EXERCISE DETAILS: All the data should be repeated exactly. Any image in it is left out.

====================

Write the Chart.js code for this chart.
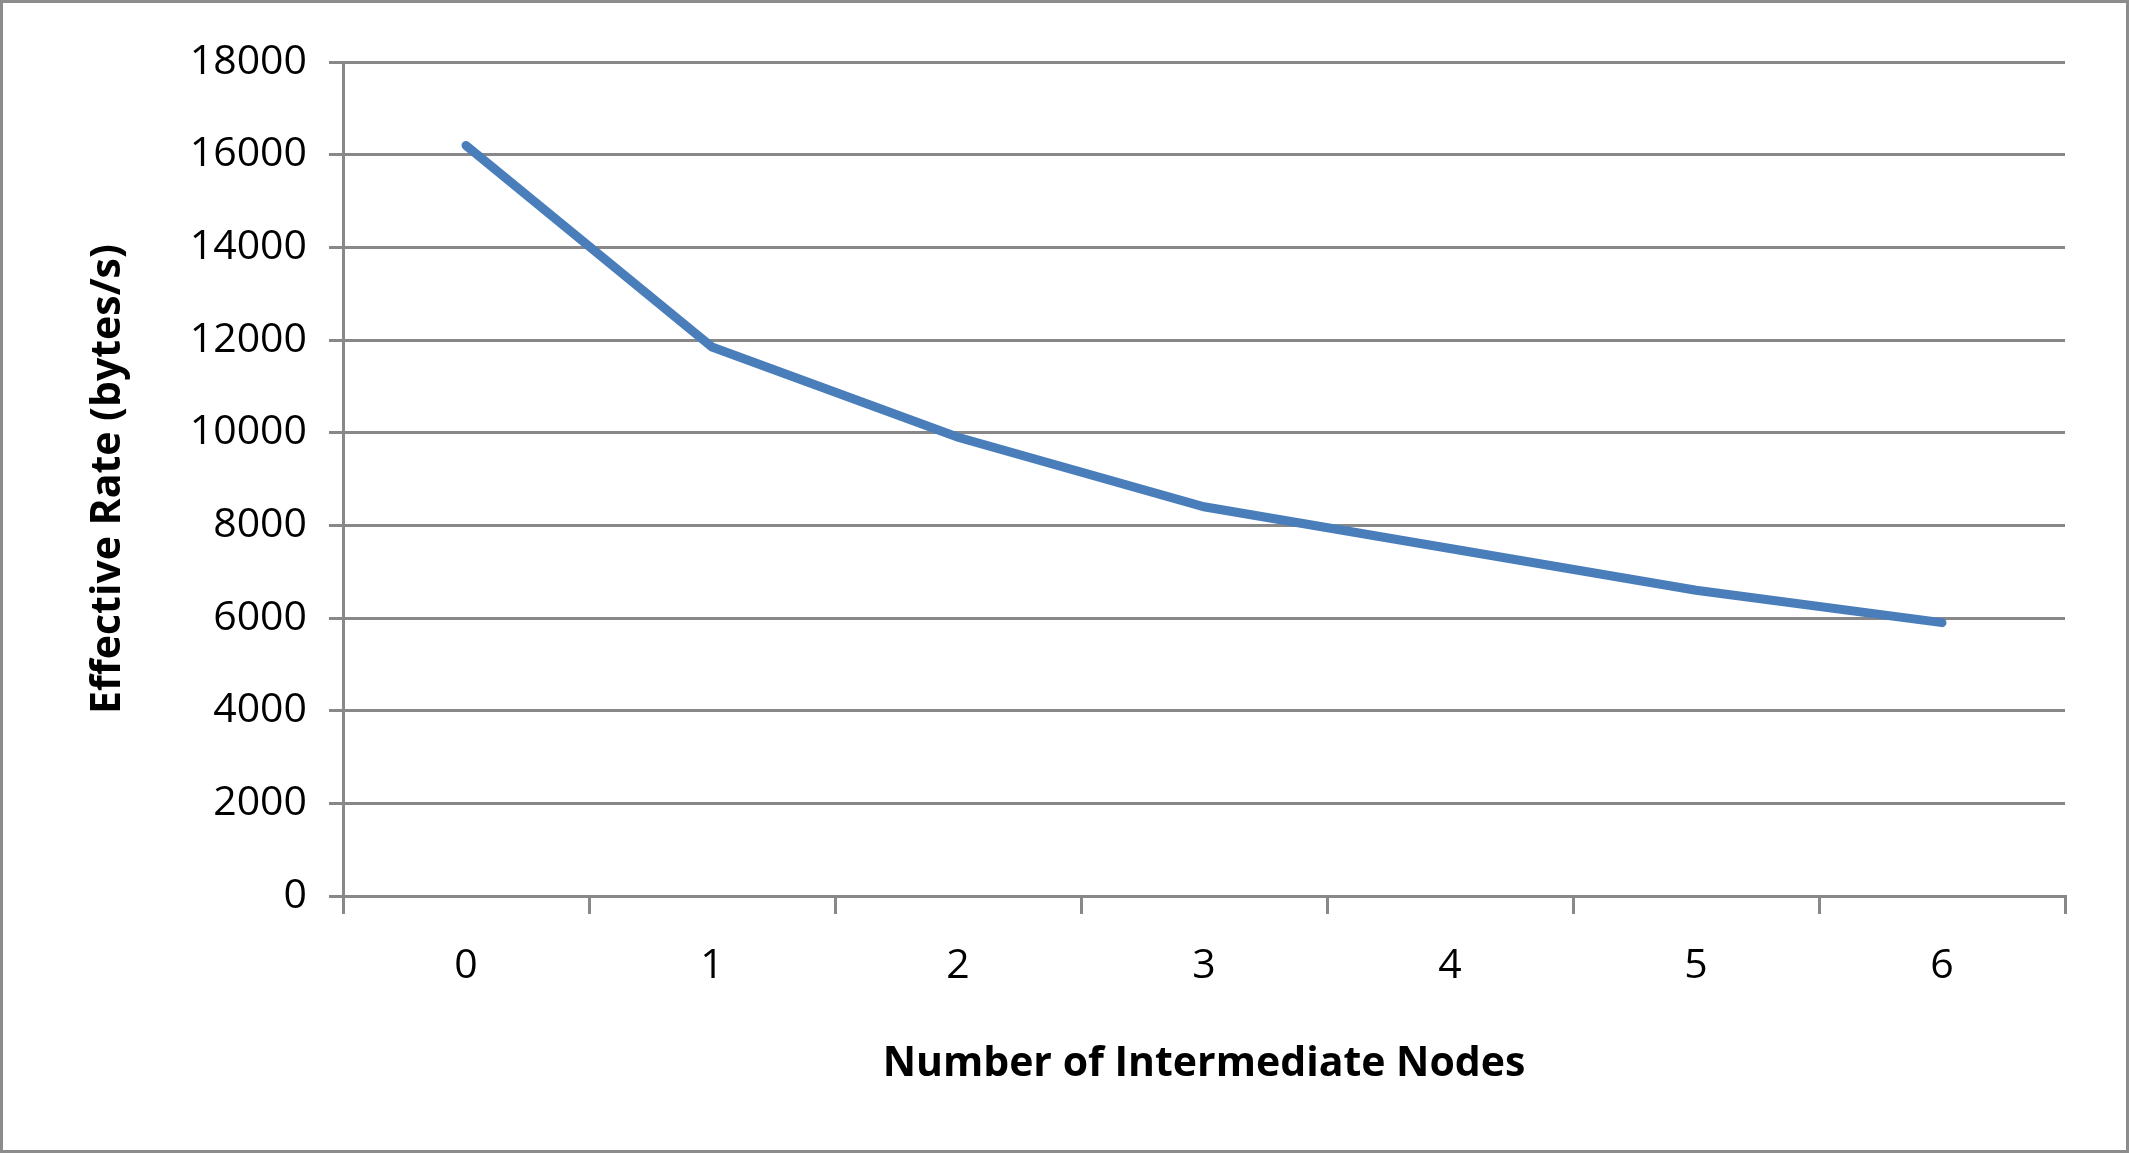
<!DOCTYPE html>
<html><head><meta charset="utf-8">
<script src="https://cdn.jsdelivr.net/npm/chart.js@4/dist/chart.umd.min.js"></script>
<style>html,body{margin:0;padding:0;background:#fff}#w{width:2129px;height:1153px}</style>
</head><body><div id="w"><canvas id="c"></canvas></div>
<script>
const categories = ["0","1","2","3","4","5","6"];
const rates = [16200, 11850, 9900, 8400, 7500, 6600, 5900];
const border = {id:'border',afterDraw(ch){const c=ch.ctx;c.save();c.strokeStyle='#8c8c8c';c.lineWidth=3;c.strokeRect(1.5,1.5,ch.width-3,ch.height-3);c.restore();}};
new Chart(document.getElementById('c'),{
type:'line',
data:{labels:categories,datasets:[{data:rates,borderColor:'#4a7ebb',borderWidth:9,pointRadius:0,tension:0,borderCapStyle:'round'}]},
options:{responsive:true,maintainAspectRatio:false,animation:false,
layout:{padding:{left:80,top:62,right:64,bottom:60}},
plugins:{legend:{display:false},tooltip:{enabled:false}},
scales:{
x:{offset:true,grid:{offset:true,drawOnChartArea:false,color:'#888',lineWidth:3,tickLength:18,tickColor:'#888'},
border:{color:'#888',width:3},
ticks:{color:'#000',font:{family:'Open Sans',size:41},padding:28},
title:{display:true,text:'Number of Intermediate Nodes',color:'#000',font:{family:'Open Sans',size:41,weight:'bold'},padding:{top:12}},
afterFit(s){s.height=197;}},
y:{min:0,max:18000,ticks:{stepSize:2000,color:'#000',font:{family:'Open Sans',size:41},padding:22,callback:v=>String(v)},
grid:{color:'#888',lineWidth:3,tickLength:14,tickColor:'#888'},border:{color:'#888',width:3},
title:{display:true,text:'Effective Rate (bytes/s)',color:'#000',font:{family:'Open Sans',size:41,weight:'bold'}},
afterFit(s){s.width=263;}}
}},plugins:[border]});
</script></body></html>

====================

RESULT BELOW:
Write the Chart.js code for this chart.
<!DOCTYPE html>
<html><head><meta charset="utf-8">
<script src="https://cdn.jsdelivr.net/npm/chart.js@4/dist/chart.umd.min.js"></script>
<style>html,body{margin:0;padding:0;background:#fff}#w{width:2129px;height:1153px}</style>
</head><body><div id="w"><canvas id="c"></canvas></div>
<script>
const categories = ["0","1","2","3","4","5","6"];
const rates = [16200, 11850, 9900, 8400, 7500, 6600, 5900];
const border = {id:'border',afterDraw(ch){const c=ch.ctx;c.save();c.strokeStyle='#8c8c8c';c.lineWidth=3;c.strokeRect(1.5,1.5,ch.width-3,ch.height-3);c.restore();}};
new Chart(document.getElementById('c'),{
type:'line',
data:{labels:categories,datasets:[{data:rates,borderColor:'#4a7ebb',borderWidth:9,pointRadius:0,tension:0,borderCapStyle:'round'}]},
options:{responsive:true,maintainAspectRatio:false,animation:false,
layout:{padding:{left:80,top:62,right:64,bottom:60}},
plugins:{legend:{display:false},tooltip:{enabled:false}},
scales:{
x:{offset:true,grid:{offset:true,drawOnChartArea:false,color:'#888',lineWidth:3,tickLength:18,tickColor:'#888'},
border:{color:'#888',width:3},
ticks:{color:'#000',font:{family:'Open Sans',size:41},padding:28},
title:{display:true,text:'Number of Intermediate Nodes',color:'#000',font:{family:'Open Sans',size:41,weight:'bold'},padding:{top:12}},
afterFit(s){s.height=197;}},
y:{min:0,max:18000,ticks:{stepSize:2000,color:'#000',font:{family:'Open Sans',size:41},padding:22,callback:v=>String(v)},
grid:{color:'#888',lineWidth:3,tickLength:14,tickColor:'#888'},border:{color:'#888',width:3},
title:{display:true,text:'Effective Rate (bytes/s)',color:'#000',font:{family:'Open Sans',size:41,weight:'bold'}},
afterFit(s){s.width=263;}}
}},plugins:[border]});
</script></body></html>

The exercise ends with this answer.